**What this task involves**
Print the listing in its entirety and exactly, leaving out images.
-- -- --
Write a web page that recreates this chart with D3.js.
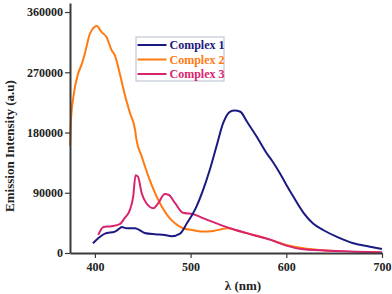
<!DOCTYPE html>
<html>
<head>
<meta charset="utf-8">
<script src="https://cdn.jsdelivr.net/npm/d3@7"></script>
<style>
  html, body { margin: 0; padding: 0; background: #fff; }
  svg { display: block; }
</style>
</head>
<body>
<div id="chart"></div>
<script>
/* Emission spectra of complexes 1-3 */
var seriesNames = ['Complex 1', 'Complex 2', 'Complex 3'];
var seriesColors = ['#1b1a80', '#ff7a10', '#d8246e'];

var c1Lambda = [398, 403.5, 410.5, 421, 426, 428, 433, 442, 452, 463, 473, 480, 489, 496, 506, 513, 520, 527, 534, 541, 546, 552, 559, 569, 579.5, 586, 593, 600, 607, 618, 628, 639, 653, 670, 687.5, 700];
var c1Value  = [14500, 22000, 29000, 32000, 37000, 39000, 37000, 37000, 30000, 28000, 27000, 25000, 29000, 44000, 69000, 94000, 124000, 159000, 194000, 211000, 213000, 211000, 196000, 174000, 149000, 136000, 120000, 102000, 85000, 60000, 44000, 34000, 24000, 14500, 9400, 6000];

var c2Lambda = [374, 375, 377.5, 382.5, 386, 389.5, 395, 402, 407, 412, 417.5, 421, 426, 431, 436.5, 442, 443.5, 449, 456, 463, 470, 477, 484, 492, 503, 513, 524, 539, 552, 565.5, 583, 600, 618, 635, 653];
var c2Value  = [160000, 198000, 233000, 268000, 281000, 298000, 328000, 339000, 330000, 323000, 303000, 295000, 268000, 238000, 210000, 184000, 169000, 144000, 114000, 89000, 69000, 54000, 44000, 37000, 34000, 32000, 33000, 37000, 32000, 27000, 20000, 12000, 7000, 4500, 3000];

var c3Lambda = [403.5, 409, 417.5, 426, 431, 436.5, 440, 442.5, 445, 449, 454, 461, 466, 473, 477, 484, 492, 503, 513, 531, 548, 565.5, 583, 600, 618, 653, 700];
var c3Value  = [27000, 39000, 40000, 43000, 52000, 64000, 84000, 116000, 114000, 89000, 74000, 67000, 74000, 88000, 87000, 74000, 60000, 58000, 52000, 42000, 34000, 27000, 20000, 11000, 5500, 3000, 1000];

var xTicks = [400, 500, 600, 700];
var yTicks = [0, 90000, 180000, 270000, 360000];

(function () {
  'use strict';

  var W = 392, H = 294;
  var margin = { top: 3, right: 10, bottom: 41, left: 70 };
  var innerW = W - margin.left - margin.right;
  var innerH = H - margin.top - margin.bottom;
  var font = '"Liberation Serif", "Times New Roman", serif';
  var axisColor = '#3a3a3a';

  var svg = d3.select('#chart').append('svg')
    .attr('width', W).attr('height', H);
  var g = svg.append('g')
    .attr('transform', 'translate(' + margin.left + ',' + margin.top + ')');

  var x = d3.scaleLinear().domain([374, 700]).range([0, innerW]);
  var y = d3.scaleLinear().domain([0, 373500]).range([innerH, 0]);

  /* curves */
  var series = [
    { lam: c1Lambda, val: c1Value },
    { lam: c2Lambda, val: c2Value },
    { lam: c3Lambda, val: c3Value }
  ];
  var line = d3.line()
    .curve(d3.curveMonotoneX)
    .x(function (d) { return x(d[0]); })
    .y(function (d) { return y(d[1]); });

  /* draw order: orange under pink, navy on top */
  [1, 2, 0].forEach(function (i) {
    var pts = series[i].lam.map(function (l, k) { return [l, series[i].val[k]]; });
    g.append('path')
      .datum(pts)
      .attr('d', line)
      .attr('fill', 'none')
      .attr('stroke', seriesColors[i])
      .attr('stroke-width', 2)
      .attr('stroke-linejoin', 'round');
  });

  /* axes */
  var xAxis = g.append('g')
    .attr('transform', 'translate(0,' + innerH + ')')
    .call(d3.axisBottom(x).tickValues(xTicks).tickSize(5).tickSizeOuter(0).tickPadding(4));
  var yAxis = g.append('g')
    .call(d3.axisLeft(y).tickValues(yTicks).tickSize(5).tickSizeOuter(0).tickPadding(2)
      .tickFormat(d3.format('d')));

  [xAxis, yAxis].forEach(function (ax) {
    ax.select('.domain').attr('stroke', axisColor).attr('stroke-width', 2);
    ax.selectAll('.tick line').attr('stroke', axisColor).attr('stroke-width', 1.2);
    ax.selectAll('.tick text')
      .attr('fill', '#222')
      .style('font-family', font)
      .style('font-size', '12px')
      .style('font-weight', 'bold');
  });

  /* axis titles */
  svg.append('text')
    .attr('transform', 'translate(14,146) rotate(-90)')
    .attr('text-anchor', 'middle')
    .style('font-family', font).style('font-size', '13px').style('font-weight', 'bold')
    .attr('fill', '#222')
    .text('Emission Intensity (a.u)');

  svg.append('text')
    .attr('x', 243).attr('y', 290)
    .attr('text-anchor', 'middle')
    .style('font-family', font).style('font-size', '13px').style('font-weight', 'bold')
    .attr('fill', '#222')
    .text('\u03bb (nm)');

  /* legend */
  var leg = svg.append('g').attr('transform', 'translate(136,37)');
  leg.append('rect')
    .attr('width', 88).attr('height', 44)
    .attr('fill', '#fff')
    .attr('stroke', '#b4bccb').attr('stroke-width', 1);
  seriesNames.forEach(function (name, i) {
    var yy = 8 + i * 14.5;
    leg.append('line')
      .attr('x1', 1.5).attr('x2', 30.5).attr('y1', yy).attr('y2', yy)
      .attr('stroke', seriesColors[i]).attr('stroke-width', 2);
    leg.append('text')
      .attr('x', 33.5).attr('y', yy + 4)
      .style('font-family', font).style('font-size', '12px').style('font-weight', 'bold')
      .attr('fill', seriesColors[i])
      .text(name);
  });
})();
</script>
</body>
</html>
-- -- --
**Solution for this task**
Write a web page that recreates this chart with D3.js.
<!DOCTYPE html>
<html>
<head>
<meta charset="utf-8">
<script src="https://cdn.jsdelivr.net/npm/d3@7"></script>
<style>
  html, body { margin: 0; padding: 0; background: #fff; }
  svg { display: block; }
</style>
</head>
<body>
<div id="chart"></div>
<script>
/* Emission spectra of complexes 1-3 */
var seriesNames = ['Complex 1', 'Complex 2', 'Complex 3'];
var seriesColors = ['#1b1a80', '#ff7a10', '#d8246e'];

var c1Lambda = [398, 403.5, 410.5, 421, 426, 428, 433, 442, 452, 463, 473, 480, 489, 496, 506, 513, 520, 527, 534, 541, 546, 552, 559, 569, 579.5, 586, 593, 600, 607, 618, 628, 639, 653, 670, 687.5, 700];
var c1Value  = [14500, 22000, 29000, 32000, 37000, 39000, 37000, 37000, 30000, 28000, 27000, 25000, 29000, 44000, 69000, 94000, 124000, 159000, 194000, 211000, 213000, 211000, 196000, 174000, 149000, 136000, 120000, 102000, 85000, 60000, 44000, 34000, 24000, 14500, 9400, 6000];

var c2Lambda = [374, 375, 377.5, 382.5, 386, 389.5, 395, 402, 407, 412, 417.5, 421, 426, 431, 436.5, 442, 443.5, 449, 456, 463, 470, 477, 484, 492, 503, 513, 524, 539, 552, 565.5, 583, 600, 618, 635, 653];
var c2Value  = [160000, 198000, 233000, 268000, 281000, 298000, 328000, 339000, 330000, 323000, 303000, 295000, 268000, 238000, 210000, 184000, 169000, 144000, 114000, 89000, 69000, 54000, 44000, 37000, 34000, 32000, 33000, 37000, 32000, 27000, 20000, 12000, 7000, 4500, 3000];

var c3Lambda = [403.5, 409, 417.5, 426, 431, 436.5, 440, 442.5, 445, 449, 454, 461, 466, 473, 477, 484, 492, 503, 513, 531, 548, 565.5, 583, 600, 618, 653, 700];
var c3Value  = [27000, 39000, 40000, 43000, 52000, 64000, 84000, 116000, 114000, 89000, 74000, 67000, 74000, 88000, 87000, 74000, 60000, 58000, 52000, 42000, 34000, 27000, 20000, 11000, 5500, 3000, 1000];

var xTicks = [400, 500, 600, 700];
var yTicks = [0, 90000, 180000, 270000, 360000];

(function () {
  'use strict';

  var W = 392, H = 294;
  var margin = { top: 3, right: 10, bottom: 41, left: 70 };
  var innerW = W - margin.left - margin.right;
  var innerH = H - margin.top - margin.bottom;
  var font = '"Liberation Serif", "Times New Roman", serif';
  var axisColor = '#3a3a3a';

  var svg = d3.select('#chart').append('svg')
    .attr('width', W).attr('height', H);
  var g = svg.append('g')
    .attr('transform', 'translate(' + margin.left + ',' + margin.top + ')');

  var x = d3.scaleLinear().domain([374, 700]).range([0, innerW]);
  var y = d3.scaleLinear().domain([0, 373500]).range([innerH, 0]);

  /* curves */
  var series = [
    { lam: c1Lambda, val: c1Value },
    { lam: c2Lambda, val: c2Value },
    { lam: c3Lambda, val: c3Value }
  ];
  var line = d3.line()
    .curve(d3.curveMonotoneX)
    .x(function (d) { return x(d[0]); })
    .y(function (d) { return y(d[1]); });

  /* draw order: orange under pink, navy on top */
  [1, 2, 0].forEach(function (i) {
    var pts = series[i].lam.map(function (l, k) { return [l, series[i].val[k]]; });
    g.append('path')
      .datum(pts)
      .attr('d', line)
      .attr('fill', 'none')
      .attr('stroke', seriesColors[i])
      .attr('stroke-width', 2)
      .attr('stroke-linejoin', 'round');
  });

  /* axes */
  var xAxis = g.append('g')
    .attr('transform', 'translate(0,' + innerH + ')')
    .call(d3.axisBottom(x).tickValues(xTicks).tickSize(5).tickSizeOuter(0).tickPadding(4));
  var yAxis = g.append('g')
    .call(d3.axisLeft(y).tickValues(yTicks).tickSize(5).tickSizeOuter(0).tickPadding(2)
      .tickFormat(d3.format('d')));

  [xAxis, yAxis].forEach(function (ax) {
    ax.select('.domain').attr('stroke', axisColor).attr('stroke-width', 2);
    ax.selectAll('.tick line').attr('stroke', axisColor).attr('stroke-width', 1.2);
    ax.selectAll('.tick text')
      .attr('fill', '#222')
      .style('font-family', font)
      .style('font-size', '12px')
      .style('font-weight', 'bold');
  });

  /* axis titles */
  svg.append('text')
    .attr('transform', 'translate(14,146) rotate(-90)')
    .attr('text-anchor', 'middle')
    .style('font-family', font).style('font-size', '13px').style('font-weight', 'bold')
    .attr('fill', '#222')
    .text('Emission Intensity (a.u)');

  svg.append('text')
    .attr('x', 243).attr('y', 290)
    .attr('text-anchor', 'middle')
    .style('font-family', font).style('font-size', '13px').style('font-weight', 'bold')
    .attr('fill', '#222')
    .text('\u03bb (nm)');

  /* legend */
  var leg = svg.append('g').attr('transform', 'translate(136,37)');
  leg.append('rect')
    .attr('width', 88).attr('height', 44)
    .attr('fill', '#fff')
    .attr('stroke', '#b4bccb').attr('stroke-width', 1);
  seriesNames.forEach(function (name, i) {
    var yy = 8 + i * 14.5;
    leg.append('line')
      .attr('x1', 1.5).attr('x2', 30.5).attr('y1', yy).attr('y2', yy)
      .attr('stroke', seriesColors[i]).attr('stroke-width', 2);
    leg.append('text')
      .attr('x', 33.5).attr('y', yy + 4)
      .style('font-family', font).style('font-size', '12px').style('font-weight', 'bold')
      .attr('fill', seriesColors[i])
      .text(name);
  });
})();
</script>
</body>
</html>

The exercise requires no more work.